Once you start to follow other street photographers and see what the possibilities are in terms of creating amazing images you start to realise that your own photography isn’t actually that great and you have a lot to learn! The graph below visualises this progress by showing that initial increase in skill, then the drop when you lose motivation and the reality hits you, then a plateau when you realise how much work is ahead and after a few months of going out day after day you actually start to make solid progress albeit not as fast as you initially thought you were making when you first started,

So you keep going out, taking lots of images, you post some to social media, some get more likes than others, the ones you think are great don’t get many likes and the ones you think aren’t your best photographs get more likes. This can cause confusion because you start to wonder how good you are and how much progress you’re making. The lesson here is ignore social media when trying to understand how good your images are, but that’s one for another day.

The Skill

Every street photographer takes thousands of images over a period of a few months, no matter what level they’re at.
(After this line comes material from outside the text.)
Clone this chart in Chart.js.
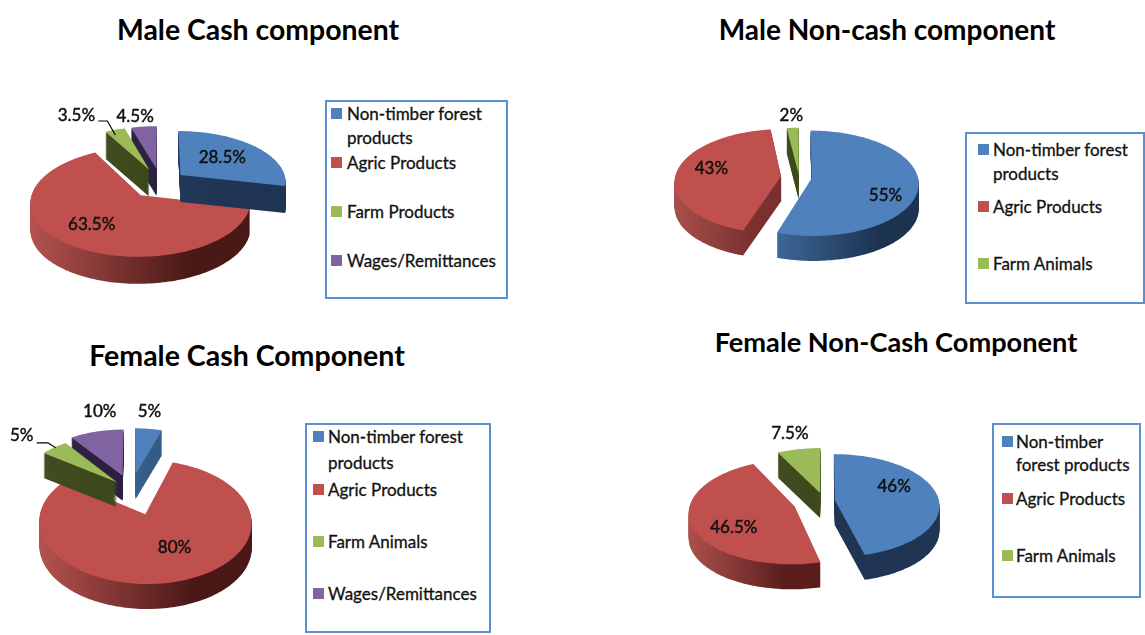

Even the very best street photographers fail 99% of the time and take mainly bad images in their eyes, but what sets them apart from someone who’s just starting out is their ability to know which of their images are absolute gems and which are destined for the recycle bin. That’s where the skill lies. There has to be more than just a picture of a person walking down the street doing nothing out of the ordinary or someone coming out of Sainsbury’s with a couple of shopping bags, neither of these make for an interesting photo even if you do turn them into black and white and give it a bit of contrast!

Keep Going Out

Being able to tell whether an image depicts an interesting story or has great composition is a skill that can only be learn’t after being out taking photographs as much as possible over a long period of time and if you’re enjoying the process of doing that then it will only be a matter of time.